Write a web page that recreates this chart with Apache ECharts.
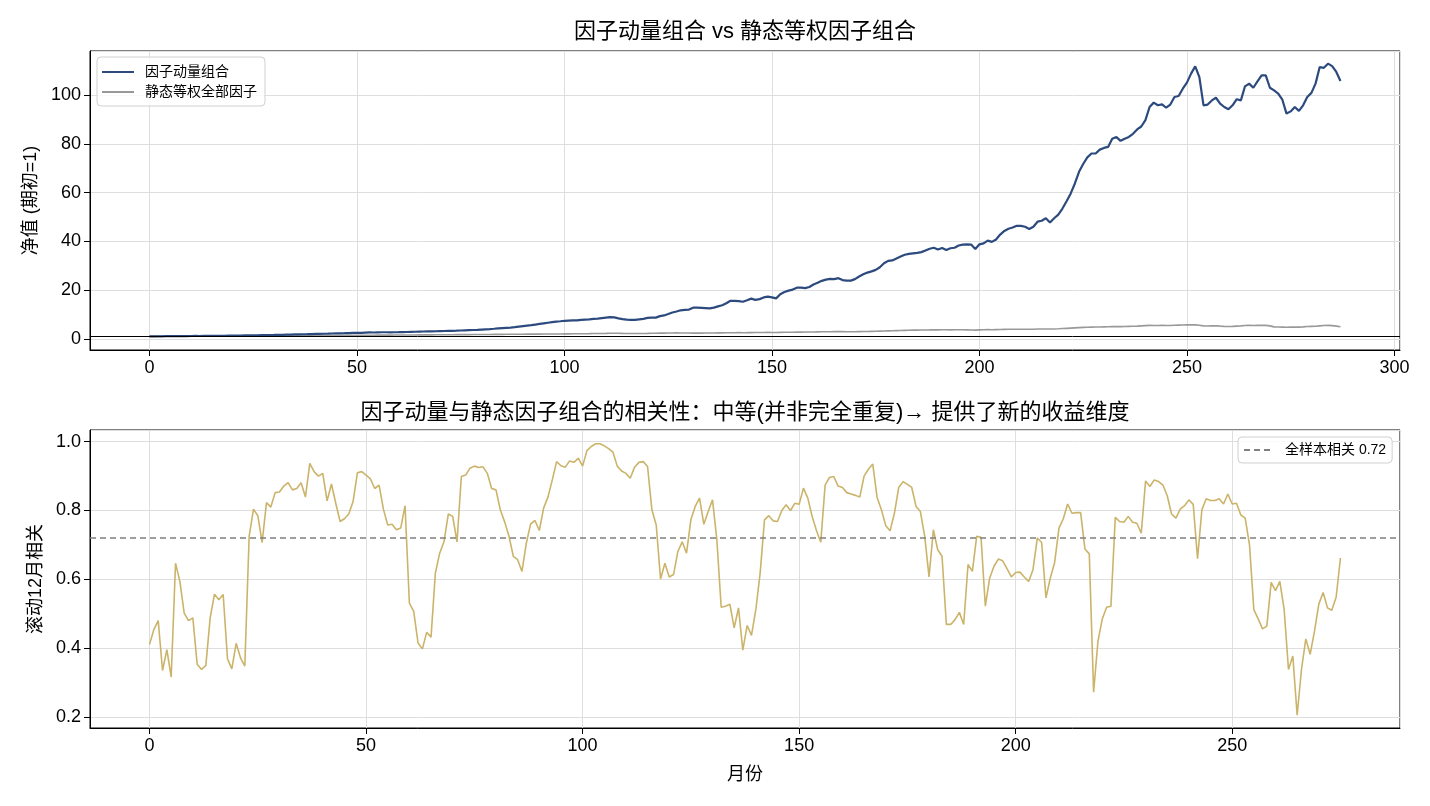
<!DOCTYPE html>
<html>
<head>
<meta charset="utf-8">
<script src="https://cdn.jsdelivr.net/npm/echarts@6/dist/echarts.min.js"></script>
<style>
  html, body { margin: 0; padding: 0; background: #fff; }
  #main { width: 1430px; height: 806px; }
</style>
</head>
<body>
<div id="main"></div>
<script>
// 因子动量组合 净值 (month 0..287)
const momentumNav = [
  1.00, 1.02, 1.04, 1.03, 1.06, 1.08, 1.07, 1.10, 1.12, 1.11,
  1.14, 1.17, 1.16, 1.19, 1.22, 1.21, 1.20, 1.23, 1.26, 1.28,
  1.30, 1.33, 1.35, 1.38, 1.40, 1.42, 1.45, 1.48, 1.50, 1.55,
  1.58, 1.62, 1.65, 1.70, 1.74, 1.78, 1.82, 1.86, 1.90, 1.95,
  2.00, 2.04, 2.08, 2.12, 2.18, 2.22, 2.26, 2.30, 2.36, 2.42,
  2.48, 2.45, 2.55, 2.60, 2.58, 2.66, 2.70, 2.68, 2.64, 2.70,
  2.72, 2.78, 2.80, 2.85, 2.90, 2.95, 3.00, 3.05, 3.02, 3.10,
  3.15, 3.20, 3.25, 3.28, 3.32, 3.40, 3.48, 3.55, 3.62, 3.70,
  3.80, 3.90, 4.00, 4.12, 4.25, 4.38, 4.50, 4.62, 4.80, 5.00,
  5.20, 5.40, 5.60, 5.85, 6.10, 6.35, 6.60, 6.85, 7.05, 7.2,
  7.4, 7.5, 7.6, 7.6, 7.8, 7.9, 8.0, 8.2, 8.3, 8.5,
  8.7, 8.9, 8.8, 8.4, 8.1, 7.9, 7.8, 7.8, 8.0, 8.2,
  8.6, 8.7, 8.7, 9.3, 9.6, 10.2, 10.8, 11.2, 11.7, 11.9,
  12.0, 12.8, 12.8, 12.7, 12.6, 12.5, 12.8, 13.3, 13.8, 14.6,
  15.6, 15.6, 15.5, 15.2, 15.8, 16.5, 16.0, 16.3, 17.0, 17.3,
  17.0, 16.6, 18.3, 19.2, 19.8, 20.2, 21.0, 21.0, 20.8, 21.3,
  22.3, 23.0, 23.8, 24.3, 24.6, 24.5, 24.9, 24.1, 23.9, 23.9,
  24.5, 25.6, 26.5, 27.2, 27.7, 28.3, 29.4, 31.0, 32.0, 32.2,
  33.0, 33.8, 34.5, 34.9, 35.1, 35.3, 35.6, 36.3, 37.0, 37.4,
  36.7, 37.3, 36.5, 37.2, 37.4, 38.3, 38.7, 38.8, 38.7, 36.9,
  38.8, 39.2, 40.3, 39.8, 40.8, 42.8, 44.3, 45.2, 45.7, 46.4,
  46.4, 46.0, 45.1, 46.0, 48.1, 48.5, 49.5, 47.8, 49.5, 51.0,
  53.5, 56.5, 59.7, 63.8, 68.6, 71.8, 74.5, 76.1, 76.1, 77.7,
  78.4, 78.8, 82.2, 82.9, 81.3, 82.2, 82.9, 84.2, 86.0, 87.2,
  89.8, 95.2, 97.0, 95.9, 96.3, 94.9, 96.2, 99.3, 99.7, 102.7,
  105.2, 108.9, 111.9, 107.5, 95.9, 96.2, 97.9, 99.0, 96.6, 95.2,
  94.3, 95.9, 98.4, 97.9, 103.7, 104.8, 103.1, 105.7, 108.2, 108.2,
  103.1, 102.0, 100.7, 98.2, 92.5, 93.4, 95.2, 93.6, 95.9, 99.3,
  101.0, 104.8, 111.6, 111.3, 113.0, 112.0, 109.6, 105.9
];

// 静态等权全部因子 净值
const staticNav = [
  1.00, 1.01, 1.02, 1.02, 1.03, 1.04, 1.04, 1.05, 1.06, 1.06,
  1.07, 1.08, 1.09, 1.08, 1.10, 1.11, 1.11, 1.12, 1.13, 1.13,
  1.14, 1.15, 1.16, 1.17, 1.17, 1.18, 1.19, 1.20, 1.21, 1.21,
  1.22, 1.23, 1.24, 1.25, 1.26, 1.27, 1.28, 1.29, 1.30, 1.31,
  1.32, 1.33, 1.34, 1.35, 1.36, 1.37, 1.38, 1.40, 1.41, 1.42,
  1.43, 1.44, 1.45, 1.47, 1.48, 1.49, 1.50, 1.51, 1.52, 1.53,
  1.54, 1.55, 1.56, 1.57, 1.58, 1.60, 1.61, 1.62, 1.63, 1.64,
  1.65, 1.66, 1.68, 1.69, 1.70, 1.71, 1.72, 1.73, 1.74, 1.76,
  1.77, 1.78, 1.79, 1.80, 1.81, 1.82, 1.84, 1.85, 1.86, 1.87,
  1.88, 1.90, 1.91, 1.92, 1.93, 1.95, 1.96, 1.97, 1.98, 2.00,
  2.02, 2.03, 2.05, 2.06, 2.08, 2.10, 2.12, 2.15, 2.18, 2.20,
  2.22, 2.25, 2.28, 2.26, 2.22, 2.20, 2.18, 2.17, 2.18, 2.20,
  2.22, 2.25, 2.28, 2.32, 2.35, 2.38, 2.40, 2.42, 2.40, 2.38,
  2.36, 2.35, 2.34, 2.35, 2.36, 2.38, 2.40, 2.42, 2.44, 2.46,
  2.48, 2.50, 2.52, 2.50, 2.52, 2.55, 2.56, 2.58, 2.60, 2.62,
  2.60, 2.58, 2.62, 2.66, 2.70, 2.72, 2.75, 2.76, 2.78, 2.80,
  2.82, 2.85, 2.88, 2.90, 2.92, 2.94, 2.95, 2.93, 2.90, 2.90,
  2.92, 2.95, 2.98, 3.00, 3.05, 3.10, 3.15, 3.20, 3.25, 3.30,
  3.35, 3.40, 3.45, 3.50, 3.55, 3.58, 3.60, 3.62, 3.65, 3.70,
  3.68, 3.72, 3.70, 3.68, 3.70, 3.72, 3.70, 3.68, 3.62, 3.55,
  3.65, 3.70, 3.75, 3.72, 3.78, 3.82, 3.86, 3.90, 3.92, 3.95,
  3.95, 3.92, 3.90, 3.95, 4.00, 4.02, 4.05, 4.00, 4.05, 4.10,
  4.20, 4.30, 4.40, 4.50, 4.60, 4.70, 4.75, 4.80, 4.82, 4.85,
  4.90, 4.95, 5.00, 5.05, 5.02, 5.05, 5.10, 5.15, 5.20, 5.30,
  5.40, 5.50, 5.48, 5.45, 5.50, 5.45, 5.48, 5.55, 5.60, 5.65,
  5.70, 5.72, 5.70, 5.55, 5.30, 5.25, 5.30, 5.35, 5.20, 5.10,
  5.05, 5.10, 5.20, 5.30, 5.45, 5.50, 5.45, 5.50, 5.55, 5.50,
  5.30, 4.90, 4.85, 4.80, 4.75, 4.80, 4.85, 4.80, 4.90, 5.05,
  5.10, 5.15, 5.30, 5.45, 5.50, 5.40, 5.20, 4.95
];

// 滚动12月相关 (month 0..275)
const rollingCorr = [
  0.411, 0.454, 0.480, 0.335, 0.396, 0.316, 0.647, 0.594, 0.502, 0.480,
  0.488, 0.353, 0.338, 0.350, 0.488, 0.557, 0.541, 0.556, 0.369, 0.340,
  0.414, 0.372, 0.348, 0.725, 0.804, 0.785, 0.707, 0.823, 0.810, 0.852,
  0.854, 0.871, 0.881, 0.860, 0.864, 0.881, 0.839, 0.937, 0.913, 0.900,
  0.908, 0.828, 0.877, 0.821, 0.768, 0.776, 0.790, 0.826, 0.910, 0.913,
  0.903, 0.892, 0.864, 0.874, 0.804, 0.758, 0.760, 0.744, 0.749, 0.814,
  0.531, 0.507, 0.415, 0.398, 0.446, 0.432, 0.618, 0.676, 0.710, 0.790,
  0.783, 0.709, 0.899, 0.903, 0.923, 0.929, 0.925, 0.927, 0.908, 0.864,
  0.860, 0.802, 0.767, 0.725, 0.667, 0.657, 0.623, 0.705, 0.761, 0.771,
  0.742, 0.807, 0.839, 0.889, 0.942, 0.930, 0.926, 0.944, 0.940, 0.952,
  0.929, 0.974, 0.986, 0.994, 0.994, 0.988, 0.980, 0.970, 0.929, 0.915,
  0.908, 0.894, 0.926, 0.940, 0.942, 0.928, 0.802, 0.758, 0.601, 0.647,
  0.607, 0.614, 0.681, 0.709, 0.676, 0.773, 0.812, 0.836, 0.760, 0.797,
  0.831, 0.715, 0.519, 0.522, 0.528, 0.459, 0.517, 0.394, 0.466, 0.437,
  0.512, 0.618, 0.773, 0.785, 0.770, 0.768, 0.800, 0.817, 0.800, 0.821,
  0.818, 0.865, 0.836, 0.783, 0.742, 0.708, 0.874, 0.896, 0.899, 0.871,
  0.867, 0.852, 0.848, 0.844, 0.839, 0.900, 0.920, 0.935, 0.838, 0.802,
  0.756, 0.741, 0.792, 0.867, 0.884, 0.876, 0.867, 0.812, 0.797, 0.725,
  0.607, 0.744, 0.686, 0.667, 0.469, 0.469, 0.483, 0.504, 0.469, 0.643,
  0.623, 0.725, 0.722, 0.522, 0.604, 0.638, 0.659, 0.654, 0.631, 0.607,
  0.620, 0.621, 0.607, 0.594, 0.628, 0.720, 0.707, 0.546, 0.604, 0.649,
  0.749, 0.776, 0.819, 0.792, 0.794, 0.794, 0.688, 0.674, 0.272, 0.420,
  0.485, 0.519, 0.522, 0.780, 0.768, 0.766, 0.783, 0.766, 0.763, 0.734,
  0.886, 0.870, 0.889, 0.884, 0.874, 0.843, 0.790, 0.778, 0.804, 0.814,
  0.831, 0.818, 0.660, 0.802, 0.834, 0.829, 0.829, 0.834, 0.819, 0.848,
  0.819, 0.821, 0.787, 0.778, 0.700, 0.512, 0.485, 0.456, 0.464, 0.591,
  0.567, 0.594, 0.512, 0.338, 0.377, 0.205, 0.338, 0.427, 0.382, 0.449,
  0.528, 0.562, 0.517, 0.510, 0.548, 0.662
];

const fullSampleCorr = 0.72;
const navBase = 1;

const FONT = "'Liberation Sans', 'Noto Sans CJK SC', sans-serif";

function toPairs(arr) {
  return arr.map((v, i) => [i, v]);
}

var myChart = echarts.init(document.getElementById('main'));

const axisCommon = {
  axisLine: { show: true, onZero: false, lineStyle: { color: '#000', width: 1 } },
  axisTick: { show: true, length: 6, lineStyle: { color: '#000' } },
  axisLabel: { color: '#000', fontSize: 18, fontFamily: FONT, margin: 9, showMinLabel: false, showMaxLabel: false },
  splitLine: { show: true, lineStyle: { color: '#dedede', width: 1 } }
};

const nameStyle = { fontSize: 18, color: '#000', fontFamily: FONT };

var option = {
  animation: false,
  backgroundColor: '#fff',
  title: [
    {
      text: '因子动量组合 vs 静态等权因子组合',
      left: 745, top: 21, textAlign: 'center', padding: 0,
      textStyle: { fontSize: 22, fontWeight: 'normal', color: '#000', fontFamily: FONT }
    },
    {
      text: '因子动量与静态因子组合的相关性：中等(并非完全重复)→ 提供了新的收益维度',
      left: 745, top: 402, textAlign: 'center', padding: 0,
      textStyle: { fontSize: 22, fontWeight: 'normal', color: '#000', fontFamily: FONT }
    }
  ],
  legend: [
    {
      data: ['因子动量组合', '静态等权全部因子'],
      orient: 'vertical',
      left: 97, top: 57,
      padding: [8, 8, 7, 4],
      itemWidth: 32, itemHeight: 12, itemGap: 6,
      borderColor: '#d0d0d0', borderWidth: 1, borderRadius: 4,
      backgroundColor: 'rgba(255,255,255,0.8)',
      itemStyle: { opacity: 0 },
      textStyle: { fontSize: 14, color: '#000', fontFamily: FONT, padding: [0, 0, 0, 6] }
    },
    {
      data: ['全样本相关 ' + fullSampleCorr],
      orient: 'vertical',
      left: 1238, top: 437,
      padding: [6, 6, 6, 5],
      itemWidth: 28, itemHeight: 12,
      borderColor: '#d0d0d0', borderWidth: 1, borderRadius: 4,
      backgroundColor: 'rgba(255,255,255,0.8)',
      itemStyle: { opacity: 0 },
      textStyle: { fontSize: 14, color: '#000', fontFamily: FONT, padding: [0, 0, 0, 8] }
    }
  ],
  grid: [
    { left: 90, right: 30, top: 51, height: 299, show: true, borderColor: '#000', borderWidth: 1, backgroundColor: 'transparent' },
    { left: 90, right: 30, top: 430, height: 298, show: true, borderColor: '#000', borderWidth: 1, backgroundColor: 'transparent' }
  ],
  xAxis: [
    Object.assign({}, axisCommon, { type: 'value', gridIndex: 0, min: -14.35, max: 301.35, splitNumber: 6 }),
    Object.assign({}, axisCommon, {
      type: 'value', gridIndex: 1, min: -13.75, max: 288.75, splitNumber: 6,
      name: '月份', nameLocation: 'middle', nameGap: 38, nameTextStyle: nameStyle
    })
  ],
  yAxis: [
    Object.assign({}, axisCommon, {
      type: 'value', gridIndex: 0, min: -4.6, max: 118.2, splitNumber: 5,
      name: '净值 (期初=1)', nameLocation: 'middle', nameGap: 48, nameRotate: 90, nameTextStyle: nameStyle
    }),
    Object.assign({}, axisCommon, {
      type: 'value', gridIndex: 1, min: 0.168, max: 1.034, splitNumber: 4,
      name: '滚动12月相关', nameLocation: 'middle', nameGap: 45, nameRotate: 90, nameTextStyle: nameStyle,
      axisLabel: Object.assign({}, axisCommon.axisLabel, { formatter: v => v.toFixed(1) })
    })
  ],
  series: [
    {
      name: '静态等权全部因子', type: 'line', xAxisIndex: 0, yAxisIndex: 0,
      data: toPairs(staticNav), symbol: 'none',
      lineStyle: { color: '#999999', width: 1.6 }, itemStyle: { color: '#999999' }, z: 2
    },
    {
      name: '因子动量组合', type: 'line', xAxisIndex: 0, yAxisIndex: 0,
      data: toPairs(momentumNav), symbol: 'none',
      lineStyle: { color: '#2c4a7e', width: 2.2 }, itemStyle: { color: '#2c4a7e' }, z: 3
    },
    {
      name: 'base', type: 'line', xAxisIndex: 0, yAxisIndex: 0, data: [], symbol: 'none',
      markLine: {
        silent: true, symbol: ['none', 'none'], label: { show: false },
        lineStyle: { color: '#000', width: 1, type: 'solid' },
        data: [{ yAxis: navBase }]
      }, z: 4
    },
    {
      name: '滚动相关', type: 'line', xAxisIndex: 1, yAxisIndex: 1,
      data: toPairs(rollingCorr), symbol: 'none',
      lineStyle: { color: '#cbb46a', width: 1.6 }, itemStyle: { color: '#cbb46a' }, z: 3
    },
    {
      name: '全样本相关 ' + fullSampleCorr, type: 'line', xAxisIndex: 1, yAxisIndex: 1,
      data: [], symbol: 'none',
      lineStyle: { color: '#808080', width: 1.5, type: [6, 4] }, itemStyle: { color: '#808080' },
      markLine: {
        silent: true, symbol: ['none', 'none'], label: { show: false },
        lineStyle: { color: '#808080', width: 1.5, type: [6, 4] },
        data: [{ yAxis: fullSampleCorr }]
      }, z: 2
    }
  ]
};

myChart.setOption(option);
</script>
</body>
</html>
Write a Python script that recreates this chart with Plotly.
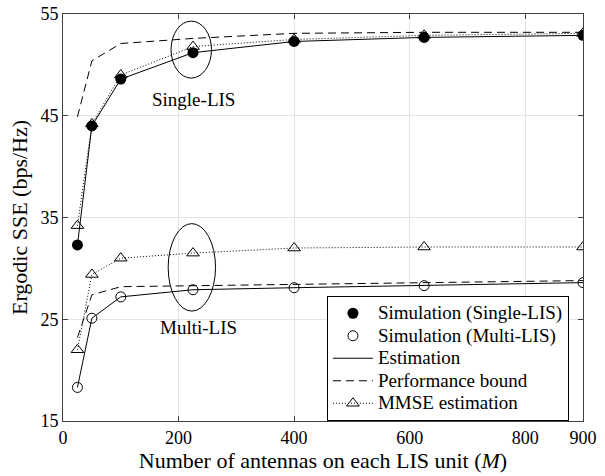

■ **Instructions to follow**
Count how many lines include the string "this". Nothing but the number is needed.

■ **Output of the task**
2